Work to be completed »
Return the lines where the word "with" occurs.

(Items listed in a dataset)
--- begin ---
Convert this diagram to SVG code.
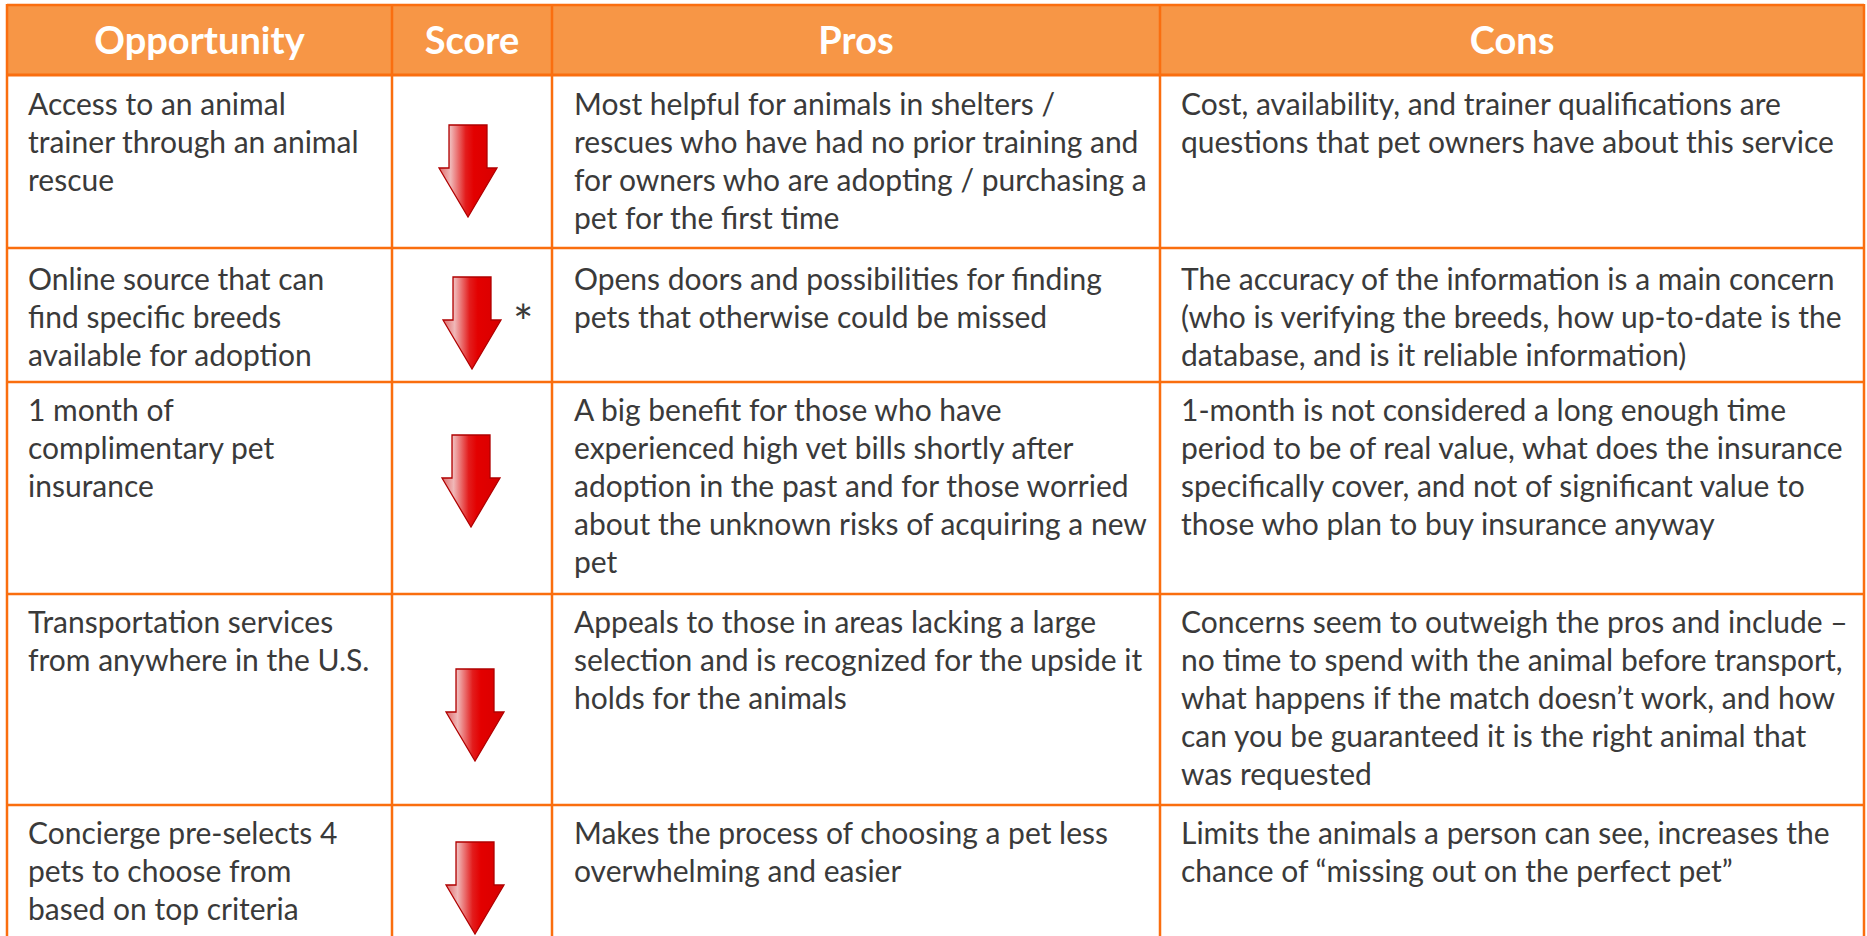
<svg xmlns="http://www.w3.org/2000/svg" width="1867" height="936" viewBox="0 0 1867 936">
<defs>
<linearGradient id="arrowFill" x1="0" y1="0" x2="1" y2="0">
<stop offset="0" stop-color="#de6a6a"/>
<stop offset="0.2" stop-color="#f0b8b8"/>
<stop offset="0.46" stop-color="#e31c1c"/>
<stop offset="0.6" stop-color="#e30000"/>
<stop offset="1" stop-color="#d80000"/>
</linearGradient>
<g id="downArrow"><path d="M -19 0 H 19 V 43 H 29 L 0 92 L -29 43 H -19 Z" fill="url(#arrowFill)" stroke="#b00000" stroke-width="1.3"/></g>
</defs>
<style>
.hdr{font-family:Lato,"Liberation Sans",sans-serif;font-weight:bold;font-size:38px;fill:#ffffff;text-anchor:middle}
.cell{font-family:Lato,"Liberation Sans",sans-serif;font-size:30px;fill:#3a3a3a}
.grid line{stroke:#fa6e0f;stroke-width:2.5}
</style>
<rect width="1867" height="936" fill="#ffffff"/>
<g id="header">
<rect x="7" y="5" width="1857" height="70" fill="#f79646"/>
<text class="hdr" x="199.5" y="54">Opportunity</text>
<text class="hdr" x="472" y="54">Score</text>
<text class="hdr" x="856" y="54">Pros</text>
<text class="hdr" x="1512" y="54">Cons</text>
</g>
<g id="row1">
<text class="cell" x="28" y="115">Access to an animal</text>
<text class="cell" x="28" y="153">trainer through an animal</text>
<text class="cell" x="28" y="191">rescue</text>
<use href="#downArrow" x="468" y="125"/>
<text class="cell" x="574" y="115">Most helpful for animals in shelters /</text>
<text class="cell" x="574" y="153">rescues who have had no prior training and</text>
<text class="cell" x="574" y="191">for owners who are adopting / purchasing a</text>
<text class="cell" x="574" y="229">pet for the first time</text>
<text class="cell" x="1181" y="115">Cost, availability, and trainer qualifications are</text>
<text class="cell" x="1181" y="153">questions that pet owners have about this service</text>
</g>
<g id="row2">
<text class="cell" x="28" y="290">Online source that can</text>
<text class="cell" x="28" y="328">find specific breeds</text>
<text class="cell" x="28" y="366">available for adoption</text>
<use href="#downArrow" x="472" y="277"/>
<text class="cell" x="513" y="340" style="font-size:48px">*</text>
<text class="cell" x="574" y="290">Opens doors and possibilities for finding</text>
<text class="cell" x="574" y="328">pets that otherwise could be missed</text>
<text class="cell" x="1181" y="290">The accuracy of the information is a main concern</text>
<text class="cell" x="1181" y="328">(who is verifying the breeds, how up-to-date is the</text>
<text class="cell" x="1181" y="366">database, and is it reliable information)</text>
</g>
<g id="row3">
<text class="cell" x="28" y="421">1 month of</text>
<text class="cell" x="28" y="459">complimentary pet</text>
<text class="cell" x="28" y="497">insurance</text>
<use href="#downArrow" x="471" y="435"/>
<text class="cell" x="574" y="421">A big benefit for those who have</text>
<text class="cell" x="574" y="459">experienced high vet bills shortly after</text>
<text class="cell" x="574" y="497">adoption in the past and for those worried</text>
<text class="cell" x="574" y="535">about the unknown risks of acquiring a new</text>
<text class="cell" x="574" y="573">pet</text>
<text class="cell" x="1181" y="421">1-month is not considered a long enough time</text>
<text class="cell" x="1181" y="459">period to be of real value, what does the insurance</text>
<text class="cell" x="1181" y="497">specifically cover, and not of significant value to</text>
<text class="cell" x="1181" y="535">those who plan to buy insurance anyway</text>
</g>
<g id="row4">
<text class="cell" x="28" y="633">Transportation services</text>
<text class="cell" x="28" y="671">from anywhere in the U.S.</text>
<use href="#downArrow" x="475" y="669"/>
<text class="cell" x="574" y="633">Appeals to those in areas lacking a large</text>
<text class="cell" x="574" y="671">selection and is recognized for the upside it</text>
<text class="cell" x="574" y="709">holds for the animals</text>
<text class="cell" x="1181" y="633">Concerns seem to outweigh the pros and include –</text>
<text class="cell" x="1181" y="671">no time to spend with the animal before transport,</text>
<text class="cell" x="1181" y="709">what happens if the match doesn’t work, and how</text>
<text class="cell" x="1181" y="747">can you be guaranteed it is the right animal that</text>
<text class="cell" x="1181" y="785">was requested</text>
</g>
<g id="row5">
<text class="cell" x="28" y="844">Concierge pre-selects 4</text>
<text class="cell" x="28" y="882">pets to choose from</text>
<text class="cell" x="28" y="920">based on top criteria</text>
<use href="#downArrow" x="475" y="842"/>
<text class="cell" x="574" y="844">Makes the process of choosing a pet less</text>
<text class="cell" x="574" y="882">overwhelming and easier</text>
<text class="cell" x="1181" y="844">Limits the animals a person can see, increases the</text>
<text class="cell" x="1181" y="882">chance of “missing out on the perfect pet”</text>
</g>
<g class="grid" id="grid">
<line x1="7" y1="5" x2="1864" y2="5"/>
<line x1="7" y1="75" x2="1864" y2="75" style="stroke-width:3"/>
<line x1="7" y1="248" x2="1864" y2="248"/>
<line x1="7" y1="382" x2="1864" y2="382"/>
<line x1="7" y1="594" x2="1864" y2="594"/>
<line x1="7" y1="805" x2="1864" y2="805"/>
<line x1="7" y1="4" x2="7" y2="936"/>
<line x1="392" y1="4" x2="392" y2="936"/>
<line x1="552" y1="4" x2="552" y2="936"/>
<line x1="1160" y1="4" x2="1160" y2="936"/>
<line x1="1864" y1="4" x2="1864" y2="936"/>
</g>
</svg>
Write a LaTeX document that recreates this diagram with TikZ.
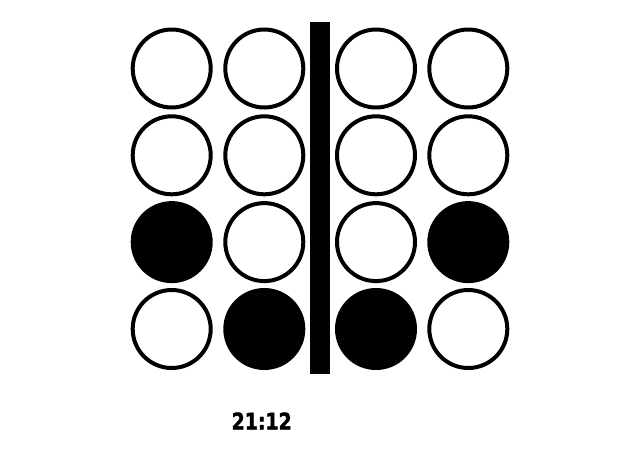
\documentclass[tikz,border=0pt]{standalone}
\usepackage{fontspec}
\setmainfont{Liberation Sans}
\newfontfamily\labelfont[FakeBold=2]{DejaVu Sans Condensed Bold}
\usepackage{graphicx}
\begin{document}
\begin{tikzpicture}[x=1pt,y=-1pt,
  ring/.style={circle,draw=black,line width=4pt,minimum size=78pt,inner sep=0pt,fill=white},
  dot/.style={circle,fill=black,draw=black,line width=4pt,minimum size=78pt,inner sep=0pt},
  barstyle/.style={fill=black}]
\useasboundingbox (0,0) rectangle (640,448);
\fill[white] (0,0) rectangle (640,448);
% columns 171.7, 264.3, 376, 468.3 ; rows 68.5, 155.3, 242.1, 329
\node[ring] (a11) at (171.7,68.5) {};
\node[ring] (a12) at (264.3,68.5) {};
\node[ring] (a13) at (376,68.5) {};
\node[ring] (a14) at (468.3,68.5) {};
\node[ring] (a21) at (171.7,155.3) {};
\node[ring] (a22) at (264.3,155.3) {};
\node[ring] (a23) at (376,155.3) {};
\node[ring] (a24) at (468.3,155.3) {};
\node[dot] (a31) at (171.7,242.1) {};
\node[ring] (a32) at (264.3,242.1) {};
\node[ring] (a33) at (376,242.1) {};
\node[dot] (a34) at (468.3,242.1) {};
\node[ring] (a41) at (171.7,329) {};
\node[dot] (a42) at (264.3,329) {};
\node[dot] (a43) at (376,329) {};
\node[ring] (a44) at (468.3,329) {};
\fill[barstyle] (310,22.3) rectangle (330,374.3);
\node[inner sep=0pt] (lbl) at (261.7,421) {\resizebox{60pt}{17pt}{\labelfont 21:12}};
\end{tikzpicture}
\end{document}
--- end ---
Answer for this exercise »
<text class="cell" x="1181" y="671">no time to spend with the animal before transport,</text>
Write a LaTeX document that recreates this diagram with TikZ.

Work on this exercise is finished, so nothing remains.